In the world of television, Mike O'Malley and Greg Garcia are synonymous with comedy. Garcia cut his teeth on shows like Family Matters and Family Guy before creating mid-'00s hits including Yes, Dear, My Name Is Earl, and Raising Hope. O'Malley's career overlaps, starring in Yes, Dear for its entire six-season run and making multiple appearances on Earl. He's best known, at least these days, for his emotional, Emmy-nominated turn as Chris Colfer's dad on Glee.
Now, O'Malley and Garcia are branching out to Broadway as the book writers of Jimmy Buffett's musical Escape to Margaritaville at the Marquis Theatre. Both have a theatrical background — Garcia was an avid theatergoer growing up, while O'Malley, in addition to getting a theater degree from the University of New Hampshire, is the older brother of longtime Broadway vet Kerry O'Malley.
But Buffett has provided them with their license to chill on the Great Parrothead Way, and they are very grateful for the opportunity.
When you guys were on the set of Yes, Dear, did you ever think to yourself that one day you'd be writing a Broadway musical with Jimmy Buffett?
Mike O'Malley: We weren't really thinking about anything, just because we were having so much fun doing what we were doing. I was acting on Yes, Dear and Greg was doing Yes, Dear and had just won the Emmy for writing My Name Is Earl.

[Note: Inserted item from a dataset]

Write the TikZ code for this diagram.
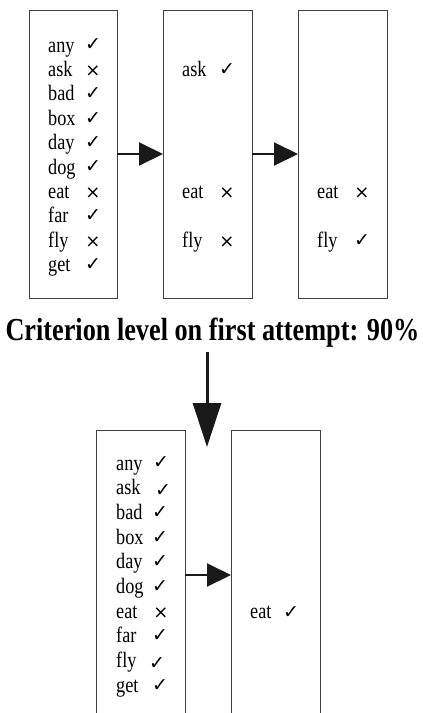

Greg Garcia: But it wasn't long after that that you did something with Jimmy Buffett.
Mike: Right. In 2007, I had written a television pilot for ABC with our friend Alan Kirschenbaum that was inspired by Jimmy Buffett's short stories. That project didn't happen, but Jimmy and his son really loved My Name Is Earl, and it was the seed for the relationship. In the fall of 2013 when they called and asked me to do this, I immediately called Greg.
Greg: And I was like, "What the hell are you talking about?" I'd never written with Mike, so that opportunity sounded like a lot of fun. All of my friends are Buffett fans. My wife's dream is to sing backup at a Jimmy Buffett concert. My son is a theater major. He fell in love with musical theater at the age of three and never looked back. So I knew it would be a great way to have something to bond with him over, which has probably been the best part of this whole experience.
Where did you start in terms of developing a story line and choosing songs?
Mike: There are certain songs by Jimmy Buffett that had to be in it: "Cheeseburger in Paradise," "Volcano," "Margaritaville," "Son of a Sailor." So you can kind of map out where you're going and think, "How does this inspire an original story?"
Greg: One of the things I did is Google bad reviews of other shows, because I wanted to see what the pitfalls were in shows based on other people's music. A recurring theme I read was that people felt songs are just shoved into the plot and there isn't a rhyme or reason for them. So we created characters based on the songs while at the same time thinking of the story. Then we went deeper into the catalogue to look for songs that would bridge the gaps.
Mike: During one of the first meetings that we had, we realized that when you strip down "Margaritaville," it's a song of sadness and regret. It's about a guy who is drowning his sorrows because of some mistakes that he made. I think that was our entry point, because we knew we wanted to tell a boy-loves-girl, loses-girl story.
Greg: My son brought some of his theater friends to one of the workshops, and they're younger and not familiar with most of it, and they said to him, "Were all these songs written for your dad's story?" That was a great compliment.
At what point in this process did your television backgrounds come in handy, and when weren't they useful?
Mike: One of the reasons I wanted to work with Greg on this is having watched him break so many stories at the same time. He had three different shows on television when we started. Having to work with actors and other writers and network executives and getting stories through, and working on those and bringing them to completion, was an incredible training ground for the modern Broadway process of making musicals. We're into our fifth year of working on this musical. We feel like this is the fifth musical we've written, and all of them are about Jimmy Buffett. [laughs]
Greg: When someone looks at the script, they see, whatever, 130 pages. When Mike and I look at this script, we see 10,000 pages. You have to train yourself to realize that this is a long process, where in TV, we just have to get it right just once on film and then we're going to move on.
Mike: In this process, you can fix a scene, but because of whatever, you can't get those changes in until two days later.
Greg: If you're working on a sitcom, you can rewrite a whole second act, rehearse it the next day, and you see it all. We'll have a preview here and we want to change 20 things, but we can only change three at a time, because the music has to change too. Sometimes I sit there, knowing we're changing things, and I want to stand up in the middle of the show and scream, "This song isn't in the show anymore!"
Knowing what you know now, would you do it again?
Mike: I would.
Greg: The only obstacle, I think, is the time it takes.
Mike: I think we would like to do it again, but we tip our hat to anybody who does this day in and day out.